А.Г. Брикнер не договаривает, что слухи о виновности Шуваловых в отступлении Апраксина распускала сама Екатерина. Во всяком случае, именно так трактовала она загадочное отступление генерал-фельдмаршала в «Собственноручных записках»: «Спустя некоторое время мы узнали, что фельдмаршал Апраксин вместо того, чтобы воспользоваться своими успехами после взятия Мемеля и выигранного под Гросс-Егерсдорфом сражения и идти вперед, отступал с такой поспешностью, что это отступление походило на бегство, потому что он бросал и сжигал свой экипаж и заклепывал пушки.
Никто ничего не понимал в этих действиях; даже его друзья не знали, как его оправдывать, и через это самое стали искать скрытых намерений. Хотя я и сама точно не знаю, чему приписать поспешное и непонятное отступление фельдмаршала, так как никогда больше его не видела, однако я думаю, что причина этого могла быть в том, что он получал от своей дочери, княгини Куракиной, все еще находившейся, из политики, а не по склонности, в связи с Петром Шуваловым, от своего зятя, князя Куракина, от своих друзей и родственников довольно точные известия о здоровье императрицы, которое становилось все хуже и хуже; тогда почти у всех начало появляться убеждение, что у нее бывают очень сильные конвульсии, регулярно каждый месяц, что эти конвульсии заметно ослабляют ее организм, что после каждой конвульсии она находится в течение двух, трех и четырех дней в состоянии такой слабости и такого истощения всех способностей, какие походят на летаргию, что в это время нельзя ни говорить с ней, ни о чем бы то ни было беседовать.
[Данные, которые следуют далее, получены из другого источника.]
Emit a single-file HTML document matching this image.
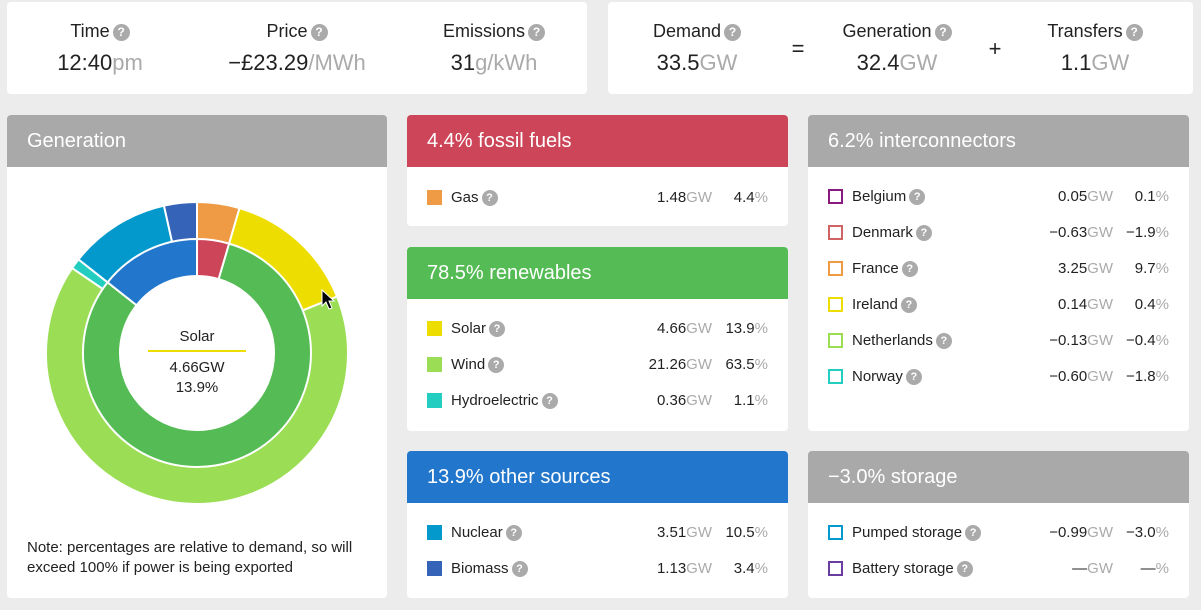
<!DOCTYPE html>
<html><head><meta charset="utf-8"><style>
*{margin:0;padding:0;box-sizing:border-box}
body{width:1201px;height:610px;background:#ececec;font-family:"Liberation Sans",sans-serif;color:#222;position:relative;overflow:hidden}
.card{position:absolute;background:#fff;border-radius:4px}
.col{position:absolute;text-align:center;width:200px}
.lab{position:absolute;top:19px;font-size:18px;width:100%;text-align:center}
.val{position:absolute;top:48px;font-size:22px;width:100%;text-align:center}
.u{color:#aaa}
.q{display:inline-block;width:17px;height:17px;border-radius:50%;background:#aaa;color:#fff;font-size:12px;font-weight:bold;line-height:17px;text-align:center;vertical-align:1px;margin-left:3px}
.hd{position:absolute;left:0;top:0;right:0;height:52px;color:#fff;font-size:20px;padding:15px 0 0 20px;border-radius:4px 4px 0 0}
.row{position:absolute;left:20px;right:20px;height:20px;font-size:15px}
.sq{position:absolute;left:0;top:2px;width:15px;height:15px}
.sq.o{background:#fff;border:2px solid}
.nm{position:absolute;left:24px;top:1px}
.gw{position:absolute;right:56px;top:1px;text-align:right}
.pc{position:absolute;right:0;top:1px;text-align:right}
.row .q{width:16px;height:16px;line-height:16px;font-size:11px}
</style></head><body>
<div class="card" style="left:7px;top:2px;width:580px;height:92px">
 <div class="col" style="left:-7px;width:200px;height:92px"><div class="lab">Time<span class="q">?</span></div><div class="val">12:40<span class="u">pm</span></div></div>
 <div class="col" style="left:190px;width:200px;height:92px"><div class="lab">Price<span class="q">?</span></div><div class="val">−£23.29<span class="u">/MWh</span></div></div>
 <div class="col" style="left:387px;width:200px;height:92px"><div class="lab">Emissions<span class="q">?</span></div><div class="val">31<span class="u">g/kWh</span></div></div>
</div>
<div class="card" style="left:608px;top:2px;width:585px;height:92px">
 <div class="col" style="left:-11px;width:200px;height:92px"><div class="lab">Demand<span class="q">?</span></div><div class="val">33.5<span class="u">GW</span></div></div>
 <div class="col" style="left:140px;width:100px;height:92px"><div class="val" style="top:34px">=</div></div>
 <div class="col" style="left:189px;width:200px;height:92px"><div class="lab">Generation<span class="q">?</span></div><div class="val">32.4<span class="u">GW</span></div></div>
 <div class="col" style="left:337px;width:100px;height:92px"><div class="val" style="top:34px">+</div></div>
 <div class="col" style="left:387px;width:200px;height:92px"><div class="lab">Transfers<span class="q">?</span></div><div class="val">1.1<span class="u">GW</span></div></div>
</div>

<div class="card" style="left:7px;top:115px;width:380px;height:483px">
 <div class="hd" style="background:#a9a9a9">Generation</div>
 <svg id="donut" width="380" height="483" style="position:absolute;left:0;top:0"></svg>
 <div style="position:absolute;left:0;top:213px;width:380px;text-align:center;font-size:15px">Solar</div>
 <div style="position:absolute;left:141px;top:235px;width:98px;height:2px;background:#eedd00"></div>
 <div style="position:absolute;left:0;top:243px;width:380px;text-align:center;font-size:15px;line-height:20px">4.66GW<br>13.9%</div>
 <div style="position:absolute;left:20px;top:423px;font-size:15px;line-height:20px">Note: percentages are relative to demand, so will<br>exceed 100% if power is being exported</div>
</div>

<div class="card" style="left:407px;top:115px;width:381px;height:111px">
 <div class="hd" style="background:#cd4558">4.4% fossil fuels</div>
 <div class="row" style="top:73px"><div class="sq" style="background:#ef9a45"></div><div class="nm">Gas<span class="q">?</span></div><div class="gw">1.48<span class="u">GW</span></div><div class="pc">4.4<span class="u">%</span></div></div>
</div>
<div class="card" style="left:407px;top:247px;width:381px;height:184px">
 <div class="hd" style="background:#55bb55">78.5% renewables</div>
 <div class="row" style="top:72px"><div class="sq" style="background:#eedd00"></div><div class="nm">Solar<span class="q">?</span></div><div class="gw">4.66<span class="u">GW</span></div><div class="pc">13.9<span class="u">%</span></div></div>
 <div class="row" style="top:108px"><div class="sq" style="background:#9bde55"></div><div class="nm">Wind<span class="q">?</span></div><div class="gw">21.26<span class="u">GW</span></div><div class="pc">63.5<span class="u">%</span></div></div>
 <div class="row" style="top:144px"><div class="sq" style="background:#23cdbf"></div><div class="nm">Hydroelectric<span class="q">?</span></div><div class="gw">0.36<span class="u">GW</span></div><div class="pc">1.1<span class="u">%</span></div></div>
</div>
<div class="card" style="left:407px;top:451px;width:381px;height:147px">
 <div class="hd" style="background:#2276cc">13.9% other sources</div>
 <div class="row" style="top:72px"><div class="sq" style="background:#0399cc"></div><div class="nm">Nuclear<span class="q">?</span></div><div class="gw">3.51<span class="u">GW</span></div><div class="pc">10.5<span class="u">%</span></div></div>
 <div class="row" style="top:108px"><div class="sq" style="background:#3563b8"></div><div class="nm">Biomass<span class="q">?</span></div><div class="gw">1.13<span class="u">GW</span></div><div class="pc">3.4<span class="u">%</span></div></div>
</div>

<div class="card" style="left:808px;top:115px;width:381px;height:316px">
 <div class="hd" style="background:#a9a9a9">6.2% interconnectors</div>
 <div class="row" style="top:72px"><div class="sq o" style="border-color:#8b1a7f"></div><div class="nm">Belgium<span class="q">?</span></div><div class="gw">0.05<span class="u">GW</span></div><div class="pc">0.1<span class="u">%</span></div></div>
 <div class="row" style="top:108px"><div class="sq o" style="border-color:#d06464"></div><div class="nm">Denmark<span class="q">?</span></div><div class="gw">−0.63<span class="u">GW</span></div><div class="pc">−1.9<span class="u">%</span></div></div>
 <div class="row" style="top:144px"><div class="sq o" style="border-color:#ef9a45"></div><div class="nm">France<span class="q">?</span></div><div class="gw">3.25<span class="u">GW</span></div><div class="pc">9.7<span class="u">%</span></div></div>
 <div class="row" style="top:180px"><div class="sq o" style="border-color:#eedd00"></div><div class="nm">Ireland<span class="q">?</span></div><div class="gw">0.14<span class="u">GW</span></div><div class="pc">0.4<span class="u">%</span></div></div>
 <div class="row" style="top:216px"><div class="sq o" style="border-color:#9bde55"></div><div class="nm">Netherlands<span class="q">?</span></div><div class="gw">−0.13<span class="u">GW</span></div><div class="pc">−0.4<span class="u">%</span></div></div>
 <div class="row" style="top:252px"><div class="sq o" style="border-color:#23cdbf"></div><div class="nm">Norway<span class="q">?</span></div><div class="gw">−0.60<span class="u">GW</span></div><div class="pc">−1.8<span class="u">%</span></div></div>
</div>
<div class="card" style="left:808px;top:451px;width:381px;height:147px">
 <div class="hd" style="background:#a9a9a9">−3.0% storage</div>
 <div class="row" style="top:72px"><div class="sq o" style="border-color:#0399cc"></div><div class="nm">Pumped storage<span class="q">?</span></div><div class="gw">−0.99<span class="u">GW</span></div><div class="pc">−3.0<span class="u">%</span></div></div>
 <div class="row" style="top:108px"><div class="sq o" style="border-color:#6a3ea0"></div><div class="nm">Battery storage<span class="q">?</span></div><div class="gw">—<span class="u">GW</span></div><div class="pc">—<span class="u">%</span></div></div>
</div>
<script>
(function(){
var svg=document.getElementById('donut'),cx=190,cy=238,h='';
function arc(r0,r1,a0,a1,c){
 function p(r,a){a=a*Math.PI/180;return [(cx+r*Math.sin(a)).toFixed(2),(cy-r*Math.cos(a)).toFixed(2)];}
 var l=(a1-a0)>180?1:0,A=p(r1,a0),B=p(r1,a1),C=p(r0,a1),D=p(r0,a0);
 return '<path d="M'+A+' A'+r1+' '+r1+' 0 '+l+' 1 '+B+' L'+C+' A'+r0+' '+r0+' 0 '+l+' 0 '+D+'Z" fill="'+c+'" stroke="#fff" stroke-width="2"/>';
}
function ring(r0,r1,d){var t=0,s=0;d.forEach(function(x){t+=x[0]});d.forEach(function(x){var a0=s/t*360;s+=x[0];h+=arc(r0,r1,a0,s/t*360,x[1]);});}
ring(113,151,[[4.4,'#ef9a45'],[13.9,'#eedd00'],[63.5,'#9bde55'],[1.1,'#23cdbf'],[10.5,'#0399cc'],[3.4,'#3563b8']]);
ring(77,114,[[4.4,'#cd4558'],[78.5,'#55bb55'],[13.9,'#2276cc']]);
h+='<path d="M315 175 L315 191 L319 187 L322 194 L325 193 L322 186 L327 186Z" fill="#000" stroke="#fff" stroke-width="1"/>';
svg.innerHTML=h;
})();
</script>
</body></html>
Фельдмаршал Апраксин, считая, может быть, опасность более крайней, нежели она была на самом деле, находил несвоевременным углубляться дальше в пределы Пруссии, но счел долгом отступить, чтобы приблизиться к границам России, под предлогом недостатка съестных припасов, предвидя, что в случае, если последует кончина императрицы, эта война сейчас же окончится.
Трудно было оправдать поступок фельдмаршала Апраксина, но таковы могли быть его виды, тем более что он считал себя нужным в России, как я это говорила, упоминая об его отъезде…»
И сама Екатерина II, и следом за нею и большинство историков причастность ее к измене Апраксина отрицают, хотя никуда не уйти от того факта, что при обыске у Апраксина были изъяты письма Екатерины.
Скажем сразу, мы тоже не верим, что Екатерина II из каких-то там немецко-патриотических соображений побуждала С.Ф. Апраксина к предательству. Нет, Екатерина была слишком большой эгоисткой, чтобы быть еще и немецкой патриоткой.
В пропрусскую коалицию ее загнала нужда. Это подтверждают документы, изъятые у арестованного канцлера А.П. Бестужева, герольдмейстера В.Е. Ададурова и адъютанта А.Г. Разумовского И.П. Елагина.
Документы эти, среди которых также были найдены письма Екатерины, свидетельствовали, что заговорщики активно занимались подготовкой государственного переворота и разработкой планов государственного устройства после смерти императрицы Елизаветы…
Это и была та партия, которую создавала Екатерина.
Эта партия и затянула ее в дело об измене С.Ф. Апраксина.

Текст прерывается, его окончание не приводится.